Still no reply from Liu.
Then—
Ping.
Attachment: Image
I opened it.
My breath hitched.
A photo of my own building, taken from across the street. Timestamp: 8:57 a.m.
Another message followed:
They're inside. Don't trust your system.
He's already part of it.
He? Wait—he? My chest tightened. Only one person came to mind. Leo.
The day slipped by faster than I expected. Evening came. The office emptied. Maya was gone.
I brushed my fingers along the table where Leo had stood the day before.
Don't trust your system.
I turned to my computer, typing through layers of firewalls until I reached the hidden log — one only Maya and I knew existed.
There it was. An external key.
PROMETHEUS.
The name hit me. Not just mythology — Leo's old cybersecurity project. His digital signature.
Was he in my system? Why?
Before I could think further, my phone buzzed.
Incoming Call: Leo Thorne
Speak of the devil.
I stared at the screen. Let it ring twice. Three times. Then answered.
"Elara," his voice came — steady, velvet, dangerous. "Don't hang up."
"What did you do?" I asked calmly. No, I wasn't calm.
"I should ask you that," he said. "Someone accessed my private archives from your network this morning. I traced it back to you."
"You're lying."
"Am I?" His tone darkened. "Or are we both caught inside a trap neither of us built?"
A pulse of static cracked through the line. When it cleared, his voice was softer.
"Meet me. One hour. The old pier."
I almost laughed. "You think I'd walk into another of your games?"
"This isn't a game, Elara." A pause. "Liu's alive, isn't he?"
My breath faltered.
"How do you—"
The line went dead.
⸻
The night air bit cold against my skin as I stepped out of the car. The fog rolled low over the pier, curling around the wooden rails.
My footsteps echoed against wet wood. The fog thickened.
Then I saw him walking toward me.
"If this is another manipulation," I said as he neared, "I'll end it here."
He stepped closer. "Then end it, if you can."
End it if I can? My hand curled into a fist.
"Liu contacted you," he said.
"Yes."
"And someone breached your system. Codename: Prometheus."
"Your code," I snapped. "Your fingerprints."
He shook his head. "If you saw that name, it means they've already reached us. We're too late."
"Too late for what?"
His gaze locked on mine — dark, knowing.
"For pretending this was ever just about us."
Before I could respond, a gunshot split the air.
Wood splintered before us. Another shot followed.
Leo lunged, pulling me down behind the railing.
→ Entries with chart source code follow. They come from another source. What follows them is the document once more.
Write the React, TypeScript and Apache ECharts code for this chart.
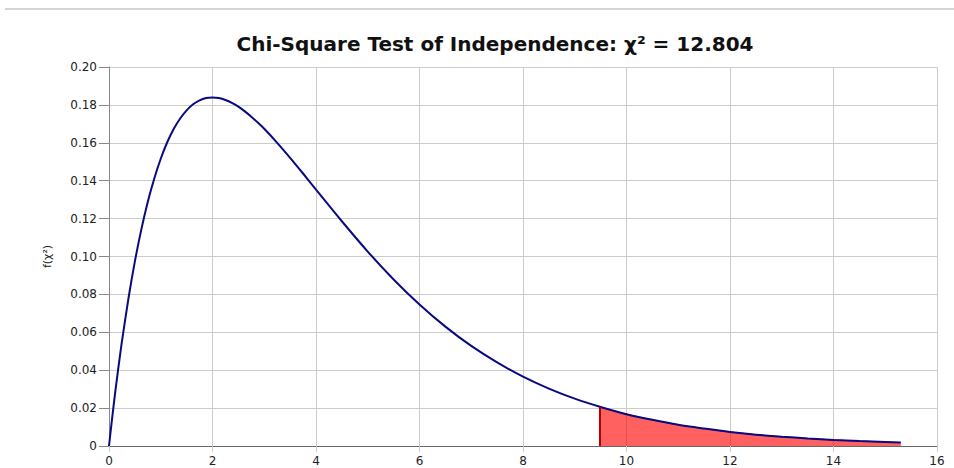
import React, { useEffect, useRef } from "react";
import * as echarts from "echarts";

const titleText = "Chi-Square Test of Independence: χ² = 12.804";
const yAxisName = "f(χ²)";

// density curve (x, f)
const curveX = [0, 0.05, 0.1, 0.15, 0.2, 0.25, 0.375, 0.5, 0.625, 0.75, 0.875, 1, 1.125, 1.25, 1.375, 1.5, 1.625, 1.75, 1.875, 2, 2.125, 2.25, 2.375, 2.5, 2.625, 2.75, 2.875, 3, 3.25, 3.5, 3.75, 4, 4.5, 5, 5.5, 6, 6.5, 7, 7.5, 8, 8.5, 9, 9.5, 10, 10.5, 11, 11.5, 12, 12.5, 13, 13.5, 14, 14.5, 15, 15.3];
const curveY = [0, 0.0122, 0.0238, 0.0348, 0.0452, 0.0552, 0.0777, 0.0974, 0.1143, 0.1289, 0.1412, 0.1516, 0.1603, 0.1673, 0.1728, 0.1771, 0.1803, 0.1824, 0.1836, 0.1839, 0.1836, 0.1826, 0.1811, 0.1791, 0.1766, 0.1738, 0.1707, 0.1674, 0.16, 0.1521, 0.1438, 0.1353, 0.1186, 0.1026, 0.0879, 0.0747, 0.063, 0.0528, 0.0441, 0.0366, 0.0303, 0.025, 0.0206, 0.0168, 0.0138, 0.0112, 0.0092, 0.0074, 0.006, 0.0049, 0.004, 0.0032, 0.0026, 0.0021, 0.0018];

// rejection region
const regionX = [9.49, 10, 10.5, 11, 11.5, 12, 12.5, 13, 13.5, 14, 14.5, 15, 15.3];
const regionY = [0.0206, 0.0168, 0.0138, 0.0112, 0.0092, 0.0074, 0.006, 0.0049, 0.004, 0.0032, 0.0026, 0.0021, 0.0018];

const xMin = 0, xMax = 16, xStep = 2;
const yMin = 0, yMax = 0.2, yStep = 0.02;

const FONT = "DejaVu Sans, Verdana, sans-serif";

export default function App() {
  const ref = useRef<HTMLDivElement>(null);
  useEffect(() => {
    if (!ref.current) return;
    const chart = echarts.init(ref.current, undefined, { renderer: "svg" });
    const curve = curveX.map((x, i) => [x, curveY[i]]);
    const region = regionX.map((x, i) => [x, regionY[i]]);
    const edgeColor = "#b00000";
    chart.setOption({
      animation: false,
      textStyle: { fontFamily: FONT },
      title: {
        text: titleText,
        left: 490,
        textAlign: "center",
        top: 29,
        textStyle: { fontSize: 20, fontWeight: "bold", color: "#111", fontFamily: FONT },
      },
      graphic: [
        { type: "line", shape: { x1: 5, y1: 9, x2: 954, y2: 9 }, style: { stroke: "#aaa", lineWidth: 1 } },
      ],
      grid: { left: 109, right: 17, top: 67, bottom: 22, containLabel: false },
      xAxis: {
        type: "value",
        min: xMin,
        max: xMax,
        interval: xStep,
        axisLine: { show: true, onZero: false, lineStyle: { color: "#666", width: 1 } },
        axisTick: { show: true, length: 6, lineStyle: { color: "#ccc" } },
        axisLabel: { color: "#222", fontSize: 12, margin: 9, fontFamily: FONT },
        splitLine: { show: true, lineStyle: { color: "#ccc", width: 1 } },
      },
      yAxis: {
        type: "value",
        min: yMin,
        max: yMax,
        interval: yStep,
        name: yAxisName,
        nameLocation: "middle",
        nameGap: 56,
        nameTextStyle: { color: "#222", fontSize: 11, fontFamily: FONT },
        axisLine: { show: true, lineStyle: { color: "#888", width: 1 } },
        axisTick: { show: true, length: 10, lineStyle: { color: "#888" } },
        axisLabel: {
          color: "#222",
          fontSize: 12,
          margin: 12,
          fontFamily: FONT,
          formatter: (v: number) => (v === 0 ? "0" : v.toFixed(2)),
        },
        splitLine: { show: true, lineStyle: { color: "#ccc", width: 1 } },
      },
      series: [
        {
          type: "line",
          data: region,
          smooth: 0.3,
          showSymbol: false,
          symbol: "none",
          lineStyle: { color: edgeColor, width: 1 },
          areaStyle: { color: "rgba(255,0,0,0.62)", opacity: 1, origin: "start" },
          markLine: {
            silent: true,
            symbol: "none",
            label: { show: false },
            lineStyle: { color: edgeColor, width: 2, type: "solid" },
            data: [
              [{ coord: [regionX[0], 0] }, { coord: [regionX[0], regionY[0]] }],
            ],
          },
          z: 2,
        },
        {
          type: "line",
          data: curve,
          smooth: 0.3,
          showSymbol: false,
          symbol: "none",
          lineStyle: { color: "#0a0a80", width: 2 },
          z: 3,
        },
      ],
    });
    return () => chart.dispose();
  }, []);
  return <div ref={ref} style={{ width: 954, height: 468, position: "absolute", left: 0, top: 0 }} />;
}
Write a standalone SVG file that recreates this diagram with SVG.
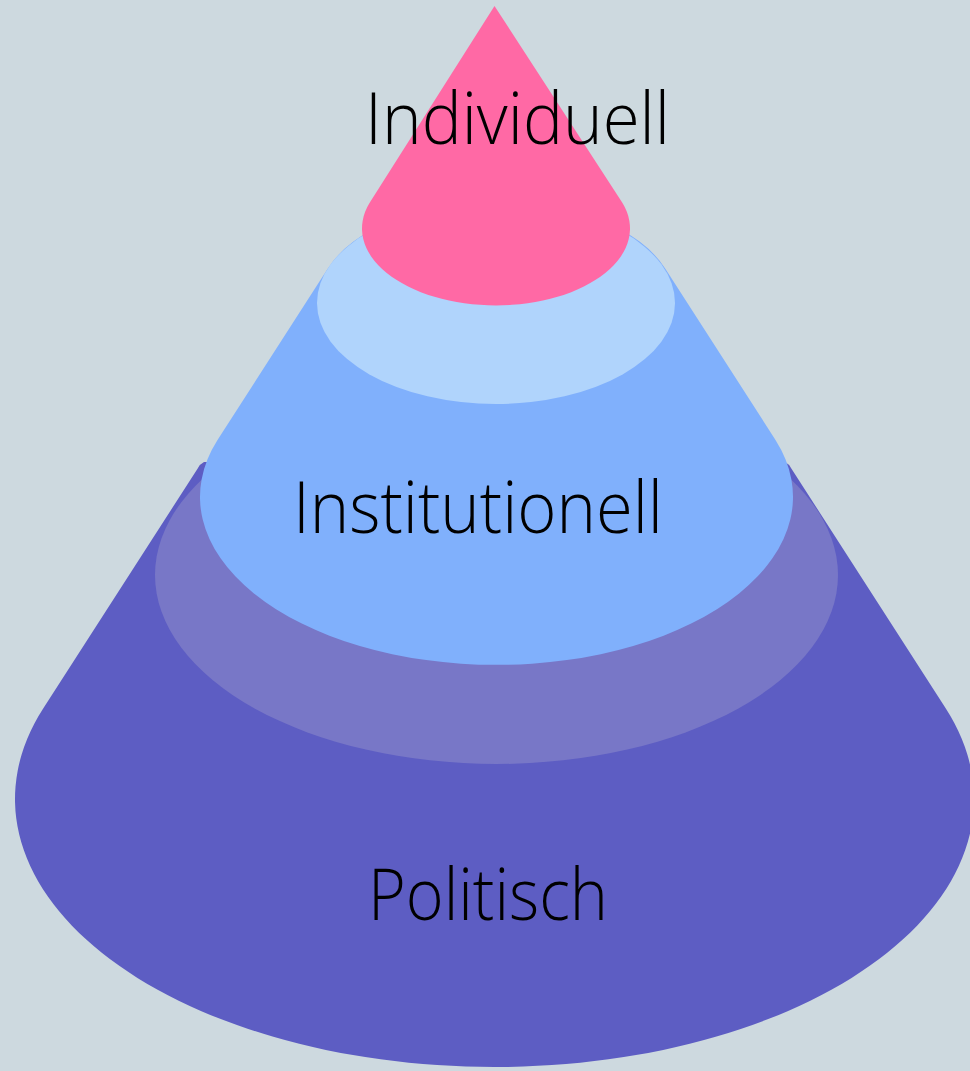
<svg xmlns="http://www.w3.org/2000/svg" width="970" height="1071" viewBox="0 0 970 1071">
  <style>
    .lbl { font-family: "Open Sans", "Liberation Sans", sans-serif; font-weight: 300; font-size: 72px; fill: #000; }
  </style>
  <rect x="0" y="0" width="970" height="1071" fill="#cdd9df"/>
  <g id="politisch">
    <path d="M 204,462 Q 200,464 198,468 L 43.5,708 A 479.5 268 0 1 0 945.5,708 L 791,468 Q 789,464 785,462 Z" fill="#5d5dc3"/>
    <ellipse cx="496.5" cy="575" rx="341.5" ry="189" fill="#7877c7"/>
  </g>
  <g id="institutionell">
    <path d="M 327.5,269 L 217.5,440 A 296.5 168 0 1 0 775.5,440 L 665.5,269 A 179 101 0 0 0 327.5,269 Z" fill="#80b0fc"/>
    <ellipse cx="496" cy="303" rx="179" ry="101" fill="#b0d4fc"/>
  </g>
  <g id="individuell">
    <path d="M 494.5,6 L 369.5,203 A 134 77 0 1 0 622.5,203 Z" fill="#ff69a5"/>
  </g>
  <g id="labels">
    <text class="lbl" x="365" y="144" textLength="305" lengthAdjust="spacingAndGlyphs">Individuell</text>
    <text class="lbl" x="293" y="533" textLength="370" lengthAdjust="spacingAndGlyphs">Institutionell</text>
    <text class="lbl" x="368" y="920" textLength="240" lengthAdjust="spacingAndGlyphs">Politisch</text>
  </g>
</svg>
Gunpowder filled the air, sharp and metallic.
"Who are they?" I hissed.
His grip tightened around my hand.
"Whoever they are," his voice was low and fierce, "they don't want to expose us—"
He glanced toward the fog, eyes hard.
"They want us erased."
My eyes widened. Expose us? Erase us? Who are they? How did they find us? Is Leo one of them?
I could hear footsteps approaching through the fog, each one echoing in the silence.
Leo's breathing was rough beside me—uneven, strained. The faint glow from a distant streetlamp cut across his face; shadows flickered over the sharp line of his jaw, the faint scar near his temple I had once traced with my fingers.
I hated that I still remembered how he felt that night.
"We have to move," he whispered. "Now."
"Move where?" I hissed. "They're everywhere—"
Another shot cracked through the fog. The railing above us burst apart, and shards stung my cheek.